Listen, I enjoyed this episode quite a bit. But as much as The Walking Dead tried to structure the Rick-Governor meeting as an Event, I found that the best scene of the whole episode was what came between Daryl and Martinez. They were like those soldiers in WWI who called a truce during Christmas. "I just hate these things," said Martinez, "After what they did. Wife. Kids." "Sucks," said Daryl." "Thanks," said Martinez. It was a solid human moment, unadorned, helplessly badass but also realistically traumatized. And, just like those soldiers, both Daryl and Martinez knew exactly how this was going to all end up. They'll have each other in their sights soon, one way or another. Milton and Hershel had their own bonding session -- a meeting between two thinking men. Milton asked to see Hershel's stump, leading Ol' Stumpy to declare, "At least buy me a drink first."

This was all light stuff, given gravitas by the sense of approaching terror. Back in the shack, The Governor and Rick were talking about larger matters. "This fight, it's a failure of leadership," said The Governor. Both men are leaders, and both men take their leadership seriously. They aren't in danger of being replaced. The danger is more existential: If they can't make their people believe in them, then their whole society will fall to pieces. Or at least that's what they believe. And their power is real. "If we choose to destroy, we're going to kill everyone we know," said The Governor.

From there, The Governor segued into talking about the day his wife died: How she had left him a voicemail, and how he had listened to that voicemail after she was already dead, a voice from beyond the grave. Rick, you may remember, had a full-fledged phone conversation with his dead wife earlier in the season. On one hand, I found this connection intriguing: Just a couple dudes, talkin' dead wives. The Governor's main point seems to be: We're not so different, you and I. The show seems to agree with this, too.

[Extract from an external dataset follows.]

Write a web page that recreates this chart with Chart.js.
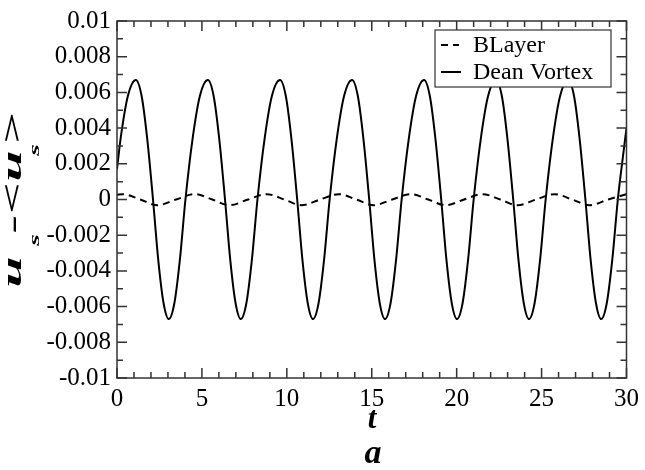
<!DOCTYPE html>
<html>
<head>
<meta charset="utf-8">
<script src="https://cdn.jsdelivr.net/npm/chart.js@4/dist/chart.umd.min.js"></script>
<style>
  html, body { margin: 0; padding: 0; background: #fff; }
  #wrap { width: 645px; height: 470px; position: relative; }
</style>
</head>
<body>
<div id="wrap"><canvas id="myChart"></canvas></div>
<script>
// values

const seriesLabels = ['BLayer', 'Dean Vortex'];

const xTickLabels = ['0', '5', '10', '15', '20', '25', '30'];
const yTickLabels = ['-0.01', '-0.008', '-0.006', '-0.004', '-0.002', '0',
  '0.002', '0.004', '0.006', '0.008', '0.01'];

// BLayer (dashed)
const blayerT = [0, 0.34, 1.37, 2.39, 3.48, 4.58, 5.61, 6.63, 7.72, 8.82, 9.85, 10.87,
  11.96, 13.06, 14.09, 15.11, 16.2, 17.3, 18.32, 19.34, 20.44, 21.54, 22.56, 23.58,
  24.68, 25.77, 26.8, 27.82, 28.92, 30];
const blayerU = [0.00026, 0.0003, 0, -0.00032, 0, 0.0003, 0, -0.00032, 0, 0.0003, 0, -0.00032,
  0, 0.0003, 0, -0.00032, 0, 0.0003, 0, -0.00032, 0, 0.0003, 0, -0.00032,
  0, 0.0003, 0, -0.00032, 0, 0.0003];

// Dean Vortex (solid)
const deanT = [0, 0.21, 0.64, 1.11, 1.45, 1.78, 2.12, 2.43, 2.74, 3.05, 3.38, 3.70, 4.03, 4.45, 4.88,
  5.35, 5.69, 6.02, 6.36, 6.67, 6.98, 7.29, 7.62, 7.94, 8.27, 8.69, 9.12,
  9.60, 9.94, 10.27, 10.61, 10.92, 11.23, 11.54, 11.87, 12.19, 12.52, 12.94, 13.37,
  13.84, 14.18, 14.51, 14.85, 15.16, 15.47, 15.78, 16.11, 16.43, 16.76, 17.18, 17.61,
  18.08, 18.42, 18.75, 19.09, 19.40, 19.71, 20.02, 20.35, 20.67, 21.00, 21.42, 21.85,
  22.32, 22.66, 22.99, 23.33, 23.64, 23.95, 24.26, 24.59, 24.91, 25.24, 25.66, 26.09,
  26.57, 26.91, 27.24, 27.58, 27.89, 28.20, 28.51, 28.84, 29.16, 29.49, 29.75, 30];
const deanU = [0.0017, 0.0034, 0.0058, 0.0067, 0.0058, 0.0034, 0, -0.0034, -0.0058, -0.0067, -0.0058, -0.0034, 0, 0.0034, 0.0058,
  0.0067, 0.0058, 0.0034, 0, -0.0034, -0.0058, -0.0067, -0.0058, -0.0034, 0, 0.0034, 0.0058,
  0.0067, 0.0058, 0.0034, 0, -0.0034, -0.0058, -0.0067, -0.0058, -0.0034, 0, 0.0034, 0.0058,
  0.0067, 0.0058, 0.0034, 0, -0.0034, -0.0058, -0.0067, -0.0058, -0.0034, 0, 0.0034, 0.0058,
  0.0067, 0.0058, 0.0034, 0, -0.0034, -0.0058, -0.0067, -0.0058, -0.0034, 0, 0.0034, 0.0058,
  0.0067, 0.0058, 0.0034, 0, -0.0034, -0.0058, -0.0067, -0.0058, -0.0034, 0, 0.0034, 0.0058,
  0.0067, 0.0058, 0.0034, 0, -0.0034, -0.0058, -0.0067, -0.0058, -0.0034, 0, 0.0021, 0.0040];

const serif = '"Liberation Serif", "DejaVu Serif", serif';

function pairs(xs, ys) {
  return xs.map((t, i) => ({ x: t, y: ys[i] }));
}

// frame, inward ticks, legend box and axis titles
const framePlugin = {
  id: 'frame',
  afterDraw(chart) {
    const ctx = chart.ctx;
    const a = chart.chartArea;
    const xs = chart.scales.x, ys = chart.scales.y;
    ctx.save();
    ctx.strokeStyle = '#333';
    ctx.lineWidth = 1.5;
    ctx.beginPath();
    for (let v = 0; v <= 30; v++) {
      const px = xs.getPixelForValue(v);
      const len = v % 5 === 0 ? 10 : 6;
      ctx.moveTo(px, a.bottom); ctx.lineTo(px, a.bottom - len);
      ctx.moveTo(px, a.top); ctx.lineTo(px, a.top + len);
    }
    for (let i = -10; i <= 10; i++) {
      const py = ys.getPixelForValue(i / 1000);
      const len = i % 2 === 0 ? 10 : 6;
      ctx.moveTo(a.left, py); ctx.lineTo(a.left + len, py);
      ctx.moveTo(a.right, py); ctx.lineTo(a.right - len, py);
    }
    ctx.stroke();
    ctx.strokeRect(a.left, a.top, a.right - a.left, a.bottom - a.top);

    // legend
    ctx.fillStyle = '#fff';
    ctx.fillRect(435, 30, 176, 57);
    ctx.strokeStyle = '#333';
    ctx.lineWidth = 1.2;
    ctx.strokeRect(435, 30, 176, 57);
    const rows = [45, 72];
    chart.data.datasets.forEach((ds, i) => {
      ctx.strokeStyle = ds.borderColor;
      ctx.lineWidth = 2;
      ctx.setLineDash(ds.borderDash || []);
      ctx.beginPath();
      ctx.moveTo(441, rows[i]);
      ctx.lineTo(i === 0 ? 459 : 461, rows[i]);
      ctx.stroke();
      ctx.setLineDash([]);
      ctx.fillStyle = '#000';
      ctx.font = '24px ' + serif;
      ctx.textAlign = 'left';
      ctx.textBaseline = 'middle';
      ctx.fillText(ds.label, 473, rows[i] + 1);
    });

    // x title and panel letter
    ctx.fillStyle = '#000';
    ctx.textAlign = 'center';
    ctx.textBaseline = 'alphabetic';
    ctx.font = 'italic bold 31px ' + serif;
    ctx.fillText('t', 372, 428);
    ctx.font = 'italic bold 34px ' + serif;
    ctx.fillText('a', 373, 463);

    // y title u_s-<u_s>, stretched along the reading direction
    const glyphs = [
      { c: 'u', y: 272, size: 28, base: 21 },
      { c: 's', y: 240, size: 15, base: 39 },
      { c: '-', y: 224, size: 28, base: 21 },
      { c: '<', y: 198, size: 28, base: 21 },
      { c: 'u', y: 166, size: 28, base: 21 },
      { c: 's', y: 150, size: 15, base: 39 },
      { c: '>', y: 129, size: 28, base: 21 }
    ];
    glyphs.forEach(g => {
      ctx.save();
      ctx.translate(g.base, g.y);
      ctx.rotate(-Math.PI / 2);
      ctx.scale(2, 1);
      ctx.font = 'italic bold ' + g.size + 'px ' + serif;
      ctx.fillText(g.c, 0, 0);
      ctx.restore();
    });
    ctx.restore();
  }
};

const data = {
  datasets: [{
    label: seriesLabels[0],
    data: pairs(blayerT, blayerU),
    borderColor: '#000',
    borderWidth: 2,
    borderDash: [7, 5],
    pointRadius: 0,
    cubicInterpolationMode: 'monotone',
    fill: false
  }, {
    label: seriesLabels[1],
    data: pairs(deanT, deanU),
    borderColor: '#000',
    borderWidth: 2,
    pointRadius: 0,
    cubicInterpolationMode: 'monotone',
    fill: false
  }]
};

const config = {
  type: 'line',
  data: data,
  options: {
    responsive: true,
    maintainAspectRatio: false,
    animation: false,
    devicePixelRatio: 1,
    layout: { padding: { top: 17, right: 15, bottom: 0, left: 0 } },
    plugins: { legend: { display: false }, tooltip: { enabled: false } },
    scales: {
      x: {
        type: 'linear',
        min: 0, max: 30,
        grid: { display: false, drawTicks: false },
        border: { display: false },
        afterFit: s => { s.height = 92; },
        ticks: {
          stepSize: 5,
          padding: 6,
          color: '#000',
          font: { family: serif, size: 25 },
          maxRotation: 0,
          callback: (v, i) => xTickLabels[i]
        }
      },
      y: {
        type: 'linear',
        min: -0.01, max: 0.01,
        grid: { display: false, drawTicks: false },
        border: { display: false },
        afterFit: s => { s.width = 117; },
        ticks: {
          stepSize: 0.002,
          padding: 6,
          color: '#000',
          font: { family: serif, size: 25 },
          callback: (v, i) => yTickLabels[i]
        }
      }
    }
  },
  plugins: [framePlugin]
};

const myChart = new Chart(document.getElementById('myChart'), config);
</script>
</body>
</html>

But they are different: In the very first episode that we met The Governor, he gunned down a whole platoon of soldiers in cold blood. Rick has gotten his hands dirty, but he's never killed without provocation. At a certain base point, Rick still feels too obviously heroic -- and The Governor too obviously evil -- for the Heat comparison to hold. Dramatically speaking, this was Evil One-Eyed Darth Hitler talking to Nobly Widowed Daddy Franklin Delano Eastwood.